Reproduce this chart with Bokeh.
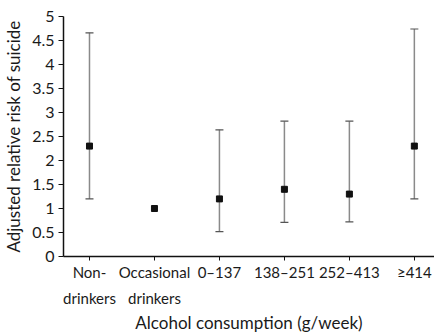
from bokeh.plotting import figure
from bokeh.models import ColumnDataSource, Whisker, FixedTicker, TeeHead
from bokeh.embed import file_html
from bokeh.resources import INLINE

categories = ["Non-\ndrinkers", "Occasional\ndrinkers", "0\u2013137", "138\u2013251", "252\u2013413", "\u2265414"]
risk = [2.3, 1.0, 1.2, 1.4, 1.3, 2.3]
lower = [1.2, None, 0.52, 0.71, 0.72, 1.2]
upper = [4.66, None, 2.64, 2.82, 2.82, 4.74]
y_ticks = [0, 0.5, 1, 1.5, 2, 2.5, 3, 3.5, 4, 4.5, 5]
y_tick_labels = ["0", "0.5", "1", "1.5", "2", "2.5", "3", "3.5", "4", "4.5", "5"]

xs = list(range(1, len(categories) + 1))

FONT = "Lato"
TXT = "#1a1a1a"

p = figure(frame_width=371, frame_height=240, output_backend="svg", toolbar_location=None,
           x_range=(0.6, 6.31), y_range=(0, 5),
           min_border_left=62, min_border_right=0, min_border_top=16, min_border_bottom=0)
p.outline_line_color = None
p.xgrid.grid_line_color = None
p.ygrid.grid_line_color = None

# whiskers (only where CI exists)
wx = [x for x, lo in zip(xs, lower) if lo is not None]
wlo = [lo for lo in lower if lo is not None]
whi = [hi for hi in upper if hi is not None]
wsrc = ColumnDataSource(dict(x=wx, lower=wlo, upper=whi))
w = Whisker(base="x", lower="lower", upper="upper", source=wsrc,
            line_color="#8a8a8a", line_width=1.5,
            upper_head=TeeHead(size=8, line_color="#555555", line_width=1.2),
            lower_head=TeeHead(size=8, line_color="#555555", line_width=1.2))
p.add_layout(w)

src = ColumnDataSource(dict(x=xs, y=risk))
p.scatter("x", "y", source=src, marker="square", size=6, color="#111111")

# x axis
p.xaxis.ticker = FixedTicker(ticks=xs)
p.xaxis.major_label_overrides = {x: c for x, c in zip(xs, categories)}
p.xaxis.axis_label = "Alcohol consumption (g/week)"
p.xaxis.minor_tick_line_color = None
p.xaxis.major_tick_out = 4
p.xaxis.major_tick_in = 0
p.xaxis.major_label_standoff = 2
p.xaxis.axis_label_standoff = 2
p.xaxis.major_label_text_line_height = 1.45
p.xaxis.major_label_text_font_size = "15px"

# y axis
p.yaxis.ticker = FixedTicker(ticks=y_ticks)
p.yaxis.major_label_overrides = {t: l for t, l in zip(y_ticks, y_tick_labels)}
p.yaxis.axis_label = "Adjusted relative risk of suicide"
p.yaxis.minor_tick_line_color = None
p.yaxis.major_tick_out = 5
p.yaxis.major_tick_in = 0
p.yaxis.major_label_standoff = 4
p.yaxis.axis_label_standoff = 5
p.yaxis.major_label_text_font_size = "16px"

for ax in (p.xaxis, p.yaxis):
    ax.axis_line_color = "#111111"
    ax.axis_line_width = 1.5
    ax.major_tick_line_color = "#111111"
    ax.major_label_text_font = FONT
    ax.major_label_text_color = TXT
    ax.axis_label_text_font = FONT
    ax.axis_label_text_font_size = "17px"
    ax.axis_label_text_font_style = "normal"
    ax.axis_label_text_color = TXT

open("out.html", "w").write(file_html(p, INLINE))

═══

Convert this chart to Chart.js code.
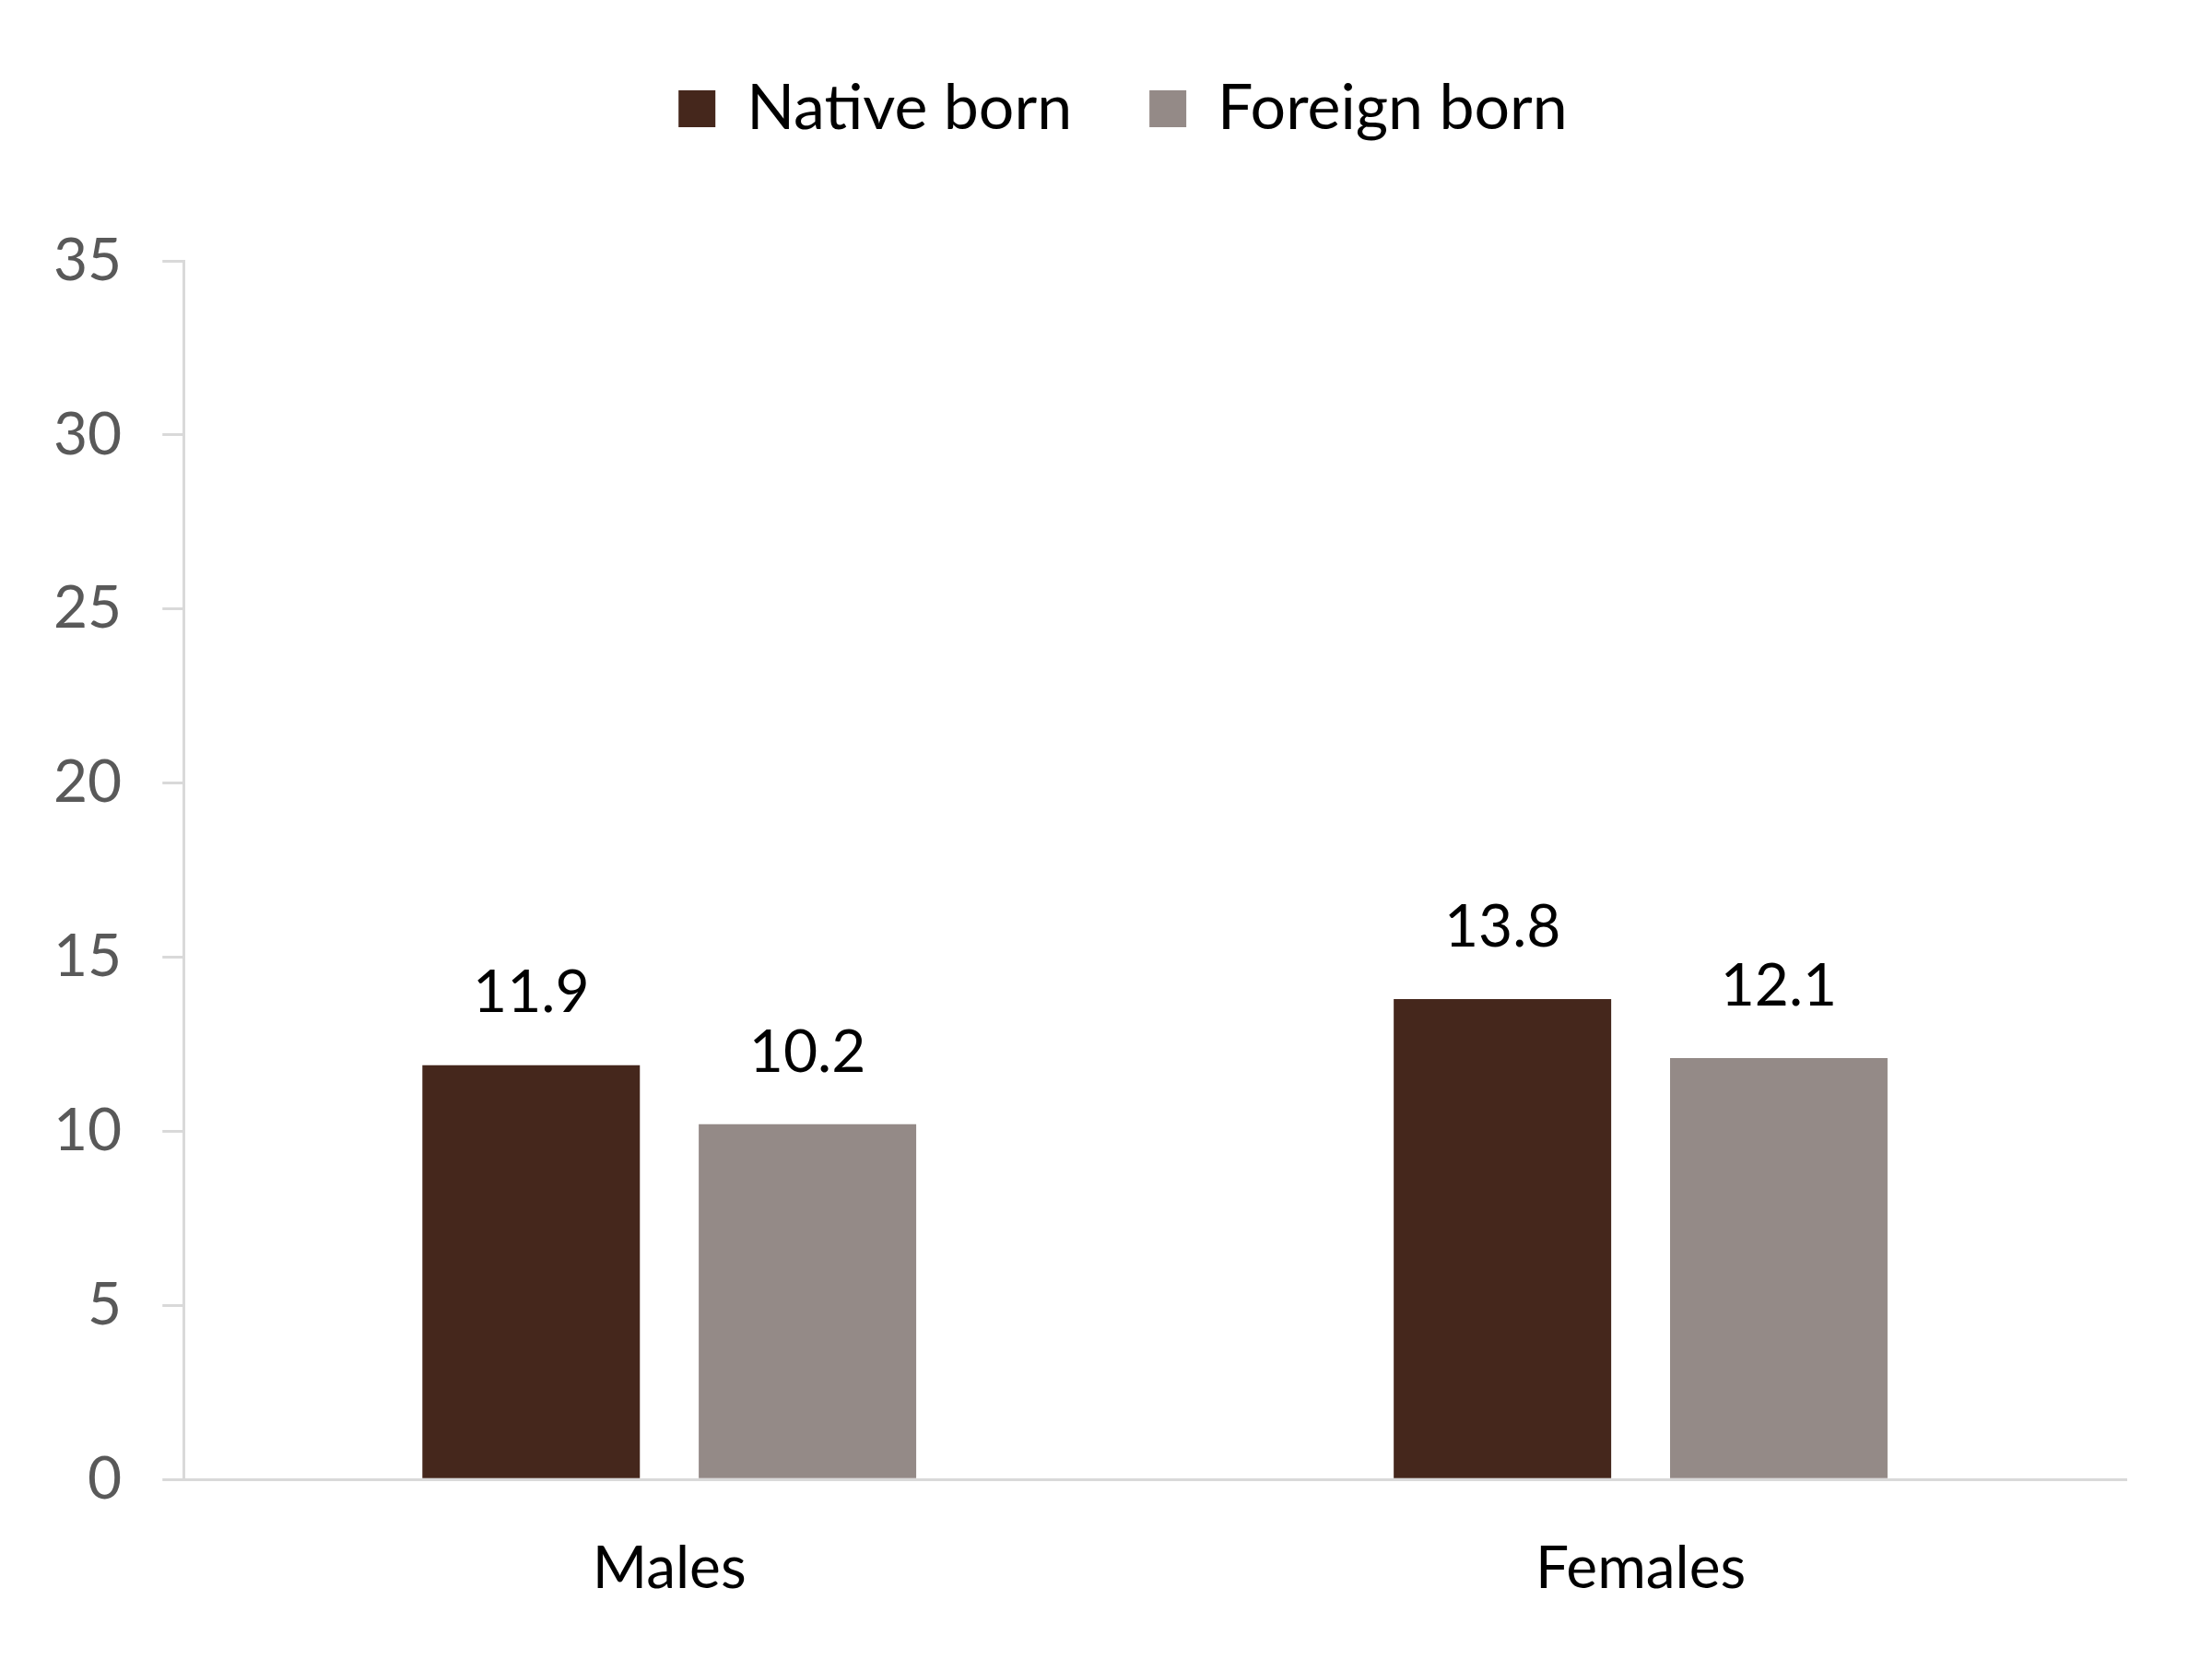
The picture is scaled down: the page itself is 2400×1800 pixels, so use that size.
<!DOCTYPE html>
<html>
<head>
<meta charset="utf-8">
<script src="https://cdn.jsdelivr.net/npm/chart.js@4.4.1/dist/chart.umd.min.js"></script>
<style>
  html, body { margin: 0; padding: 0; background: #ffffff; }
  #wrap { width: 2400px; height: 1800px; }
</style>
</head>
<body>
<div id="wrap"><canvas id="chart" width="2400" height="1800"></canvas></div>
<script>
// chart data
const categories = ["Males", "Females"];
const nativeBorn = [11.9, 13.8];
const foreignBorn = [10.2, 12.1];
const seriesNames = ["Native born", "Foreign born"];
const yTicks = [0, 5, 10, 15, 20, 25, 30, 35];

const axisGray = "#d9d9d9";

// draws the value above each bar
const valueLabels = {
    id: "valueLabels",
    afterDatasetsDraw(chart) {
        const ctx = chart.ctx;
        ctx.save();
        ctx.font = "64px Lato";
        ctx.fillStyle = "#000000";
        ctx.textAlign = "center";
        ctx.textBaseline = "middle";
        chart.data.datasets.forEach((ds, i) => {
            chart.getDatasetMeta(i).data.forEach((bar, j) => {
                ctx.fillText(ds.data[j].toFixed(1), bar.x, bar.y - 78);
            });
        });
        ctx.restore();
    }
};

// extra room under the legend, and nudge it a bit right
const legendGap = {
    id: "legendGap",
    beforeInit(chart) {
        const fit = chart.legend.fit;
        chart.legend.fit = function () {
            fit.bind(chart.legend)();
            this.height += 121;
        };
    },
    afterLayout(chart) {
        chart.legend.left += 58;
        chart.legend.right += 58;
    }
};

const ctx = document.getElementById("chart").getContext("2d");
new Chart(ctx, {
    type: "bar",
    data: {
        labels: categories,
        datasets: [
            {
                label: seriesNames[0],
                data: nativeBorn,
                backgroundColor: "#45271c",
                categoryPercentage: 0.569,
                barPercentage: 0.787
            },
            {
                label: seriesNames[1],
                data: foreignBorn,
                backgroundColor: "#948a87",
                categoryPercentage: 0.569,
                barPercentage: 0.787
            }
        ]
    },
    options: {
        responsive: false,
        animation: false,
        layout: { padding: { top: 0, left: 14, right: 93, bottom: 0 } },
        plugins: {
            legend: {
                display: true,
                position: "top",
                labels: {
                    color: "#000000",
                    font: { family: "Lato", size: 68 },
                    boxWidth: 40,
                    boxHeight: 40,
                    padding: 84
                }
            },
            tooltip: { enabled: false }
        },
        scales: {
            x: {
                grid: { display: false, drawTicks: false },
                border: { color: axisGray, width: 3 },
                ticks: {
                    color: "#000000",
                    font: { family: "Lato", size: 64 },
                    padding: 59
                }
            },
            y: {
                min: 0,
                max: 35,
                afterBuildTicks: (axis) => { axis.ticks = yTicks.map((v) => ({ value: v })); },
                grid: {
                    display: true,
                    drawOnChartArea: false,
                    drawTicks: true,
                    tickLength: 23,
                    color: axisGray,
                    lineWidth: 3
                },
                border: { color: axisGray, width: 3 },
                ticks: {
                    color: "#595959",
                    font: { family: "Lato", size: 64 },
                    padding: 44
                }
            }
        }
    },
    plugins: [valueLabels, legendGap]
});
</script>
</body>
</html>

═══

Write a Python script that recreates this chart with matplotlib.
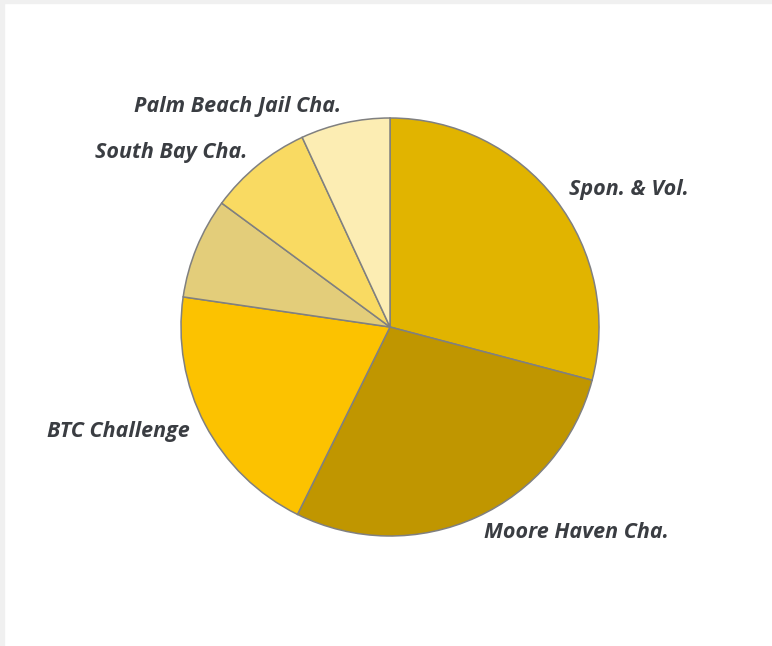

═══

## STATED EXERCISE:
Begin at the line containing "Convert this chart to Chart.js code.", end at the line containing "const yTicks = [0, 5, 10, 15, 20, 25, 30, 35];", and copy those lines word for word, both included. Skip pictures.

## FULL SOLUTION:
Convert this chart to Chart.js code.
The picture is scaled down: the page itself is 2400×1800 pixels, so use that size.
<!DOCTYPE html>
<html>
<head>
<meta charset="utf-8">
<script src="https://cdn.jsdelivr.net/npm/chart.js@4.4.1/dist/chart.umd.min.js"></script>
<style>
  html, body { margin: 0; padding: 0; background: #ffffff; }
  #wrap { width: 2400px; height: 1800px; }
</style>
</head>
<body>
<div id="wrap"><canvas id="chart" width="2400" height="1800"></canvas></div>
<script>
// chart data
const categories = ["Males", "Females"];
const nativeBorn = [11.9, 13.8];
const foreignBorn = [10.2, 12.1];
const seriesNames = ["Native born", "Foreign born"];
const yTicks = [0, 5, 10, 15, 20, 25, 30, 35];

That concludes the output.